At 80, I must admit that there’s something deeply painful about having a bully as president of my country and, accompanying him, in a totally made-up Department of Government Efficiency (DOGE) that’s only growing more powerful by the day, the richest man in the world, Elon Musk. He is himself, of course, both distinctly a bully and increasingly moving the already right-wing Trumpist movement to greater extremes, even as he’s tried to close down the U.S. Agency for International Development and so shut off any decent American aid to anyone in trouble anywhere on this planet.

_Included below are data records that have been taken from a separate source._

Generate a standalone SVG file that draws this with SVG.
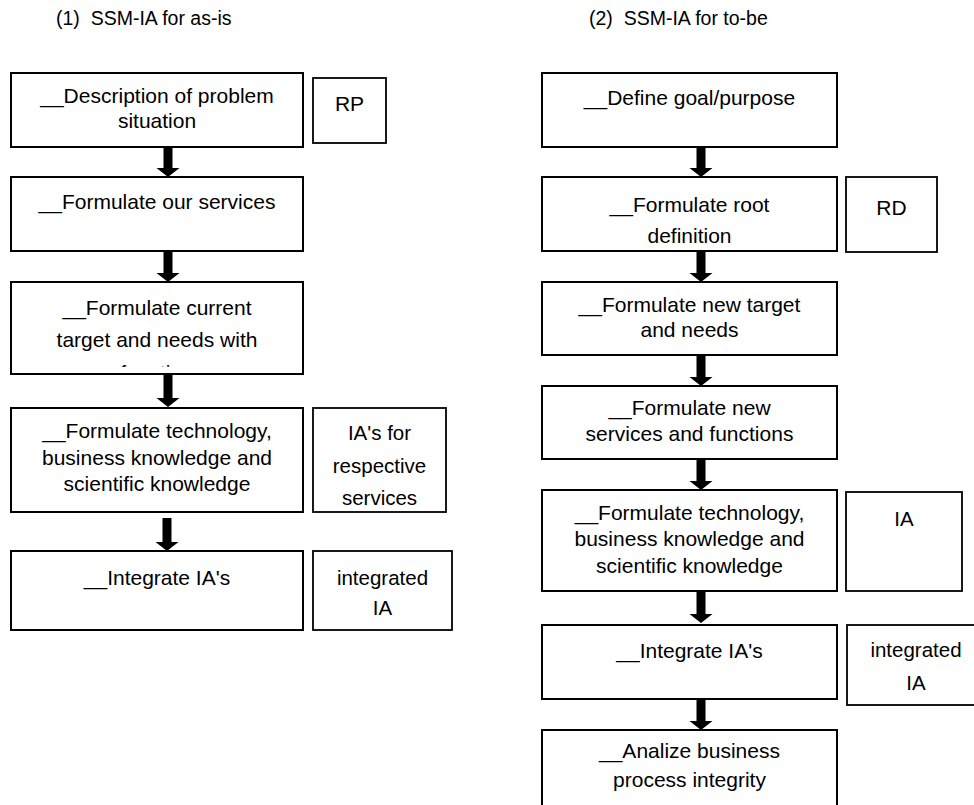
<svg xmlns="http://www.w3.org/2000/svg" width="974" height="805" viewBox="0 0 974 805">
<style>
.box{fill:#fff;stroke:#000;stroke-width:2}
.side{fill:#fff;stroke:#000;stroke-width:1.8}
text{font-family:"Liberation Sans",Arial,sans-serif;font-size:21px;fill:#000;text-anchor:middle}
.s{font-size:20.5px}
.hdr{font-size:19.5px;text-anchor:start}
.arr{fill:#000}
</style>
<defs>
<clipPath id="clip3"><rect x="11" y="282" width="292" height="85"/></clipPath>
</defs>
<rect width="974" height="805" fill="#fff"/>
<g id="headers">
<text class="hdr" x="56" y="25">(1)&#160; SSM-IA for as-is</text>
<text class="hdr" x="589" y="25">(2)&#160; SSM-IA for to-be</text>
</g>
<g id="connectors">
<polygon class="arr" points="163.5,147 172.5,147 172.5,168 179.5,168 168,177 156.5,168 163.5,168"/>
<polygon class="arr" points="163.5,251 172.5,251 172.5,273 179.5,273 168,282 156.5,273 163.5,273"/>
<polygon class="arr" points="163.5,374 172.5,374 172.5,398 179.5,398 168,407 156.5,398 163.5,398"/>
<polygon class="arr" points="162.5,518 171.5,518 171.5,542 178.5,542 167,551 155.5,542 162.5,542"/>
<polygon class="arr" points="696.5,147 705.5,147 705.5,168 712.5,168 701,177 689.5,168 696.5,168"/>
<polygon class="arr" points="696.5,251 705.5,251 705.5,273 712.5,273 701,282 689.5,273 696.5,273"/>
<polygon class="arr" points="696.5,355 705.5,355 705.5,377 712.5,377 701,386 689.5,377 696.5,377"/>
<polygon class="arr" points="696.5,459 705.5,459 705.5,481 712.5,481 701,490 689.5,481 696.5,481"/>
<polygon class="arr" points="696.5,591 705.5,591 705.5,614 712.5,614 701,623 689.5,614 696.5,614"/>
<polygon class="arr" points="696.5,699 705.5,699 705.5,721 712.5,721 701,730 689.5,721 696.5,721"/>
</g>
<g id="L1"><rect class="box" x="11" y="73" width="292" height="74"/>
<text x="157" y="103">__Description of problem</text><text x="157" y="128">situation</text></g>
<g id="RP"><rect class="side" x="313" y="78" width="73" height="65"/><text x="349.5" y="111">RP</text></g>
<g id="L2"><rect class="box" x="11" y="177" width="292" height="74"/>
<text x="157" y="209">__Formulate our services</text></g>
<g id="L3"><rect class="box" x="11" y="282" width="292" height="92"/>
<g clip-path="url(#clip3)"><text x="157" y="315">__Formulate current</text><text x="157" y="347">target and needs with</text><text x="157" y="380">function</text></g></g>
<g id="L4"><rect class="box" x="11" y="408" width="292" height="104"/>
<text x="157" y="438">__Formulate technology,</text><text x="157" y="465">business knowledge and</text><text x="157" y="491">scientific knowledge</text></g>
<g id="IAs"><rect class="side" x="313" y="408" width="133" height="104"/>
<text class="s" x="379.5" y="440">IA's for</text><text class="s" x="379.5" y="473">respective</text><text class="s" x="379.5" y="505">services</text></g>
<g id="L5"><rect class="box" x="11" y="551" width="292" height="79"/>
<text x="157" y="585">__Integrate IA's</text></g>
<g id="LIA"><rect class="side" x="313" y="551" width="139" height="79"/>
<text class="s" x="382.5" y="585">integrated</text><text class="s" x="382.5" y="615">IA</text></g>
<g id="R1"><rect class="box" x="542" y="73" width="295" height="74"/>
<text x="689.5" y="105">__Define goal/purpose</text></g>
<g id="R2"><rect class="box" x="542" y="177" width="295" height="74"/>
<text x="689.5" y="212">__Formulate root</text><text x="689.5" y="243">definition</text></g>
<g id="RD"><rect class="side" x="846" y="177" width="91" height="75"/><text x="891.5" y="215">RD</text></g>
<g id="R3"><rect class="box" x="542" y="282" width="295" height="73"/>
<text x="689.5" y="312">__Formulate new target</text><text x="689.5" y="337">and needs</text></g>
<g id="R4"><rect class="box" x="542" y="386" width="295" height="73"/>
<text x="689.5" y="415">__Formulate new</text><text x="689.5" y="441">services and functions</text></g>
<g id="R5"><rect class="box" x="542" y="490" width="295" height="101"/>
<text x="689.5" y="520">__Formulate technology,</text><text x="689.5" y="546">business knowledge and</text><text x="689.5" y="573">scientific knowledge</text></g>
<g id="RIA"><rect class="side" x="846" y="492" width="116" height="99"/><text class="s" x="904" y="526">IA</text></g>
<g id="R6"><rect class="box" x="542" y="625" width="295" height="74"/>
<text x="689.5" y="658">__Integrate IA's</text></g>
<g id="RIIA"><rect class="side" x="847" y="625" width="139" height="80"/>
<text class="s" x="916" y="657">integrated</text><text class="s" x="916" y="690">IA</text></g>
<g id="R7"><rect class="box" x="542" y="730" width="295" height="100"/>
<text x="689.5" y="758">__Analize business</text><text x="689.5" y="787">process integrity</text></g>
</svg>
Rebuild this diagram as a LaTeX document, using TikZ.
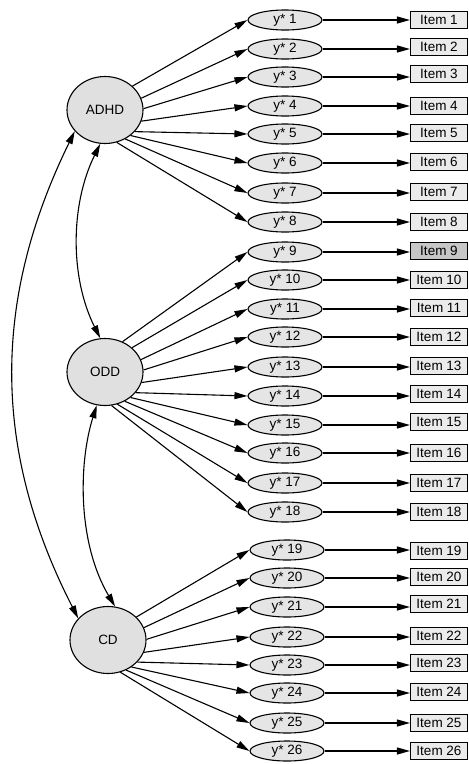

If anything, Trump and (at least for now) his buddy (Heil, Musk!) are redefining what it means to be a bully in a country that still passes (even if barely) for a democracy. So, it seemed all too appropriate that only recently this 80-year-old guy sat down and read former New York Times sportswriter and TomDispatch regular Bob Lipsyte’s latest young adult novel, Rhino’s Run. It’s about a high-school football player who fears being bullied and throws an impulsive punch at a teammate’s jaw and what follows. Despite my age, his striking new work gripped me in a distinctly youthful fashion that I’ll continue to savor (before I pass the book on to my grandson).
And while you’re thinking about whether to get the book for anyone you know (or yourself), check out Lipsyte’s thoughts on how to deal with the bully who, for the second time in our life (even if only by 49.7% of the vote), is president of these ever less united states of ours. Tom
How to Bump, Lump, Crumple, and Eventually Dump Donald Trump
In bad times -- and these are bad times -- I call up the spirit of Willie.
Willie has seen me through cancer, divorce, and deaths in the family. His memory has given me the courage and strength to push on when I wanted to give up and hide. Willie reminds me that, even at 87, I can take it, get back up, survive, sometimes even win.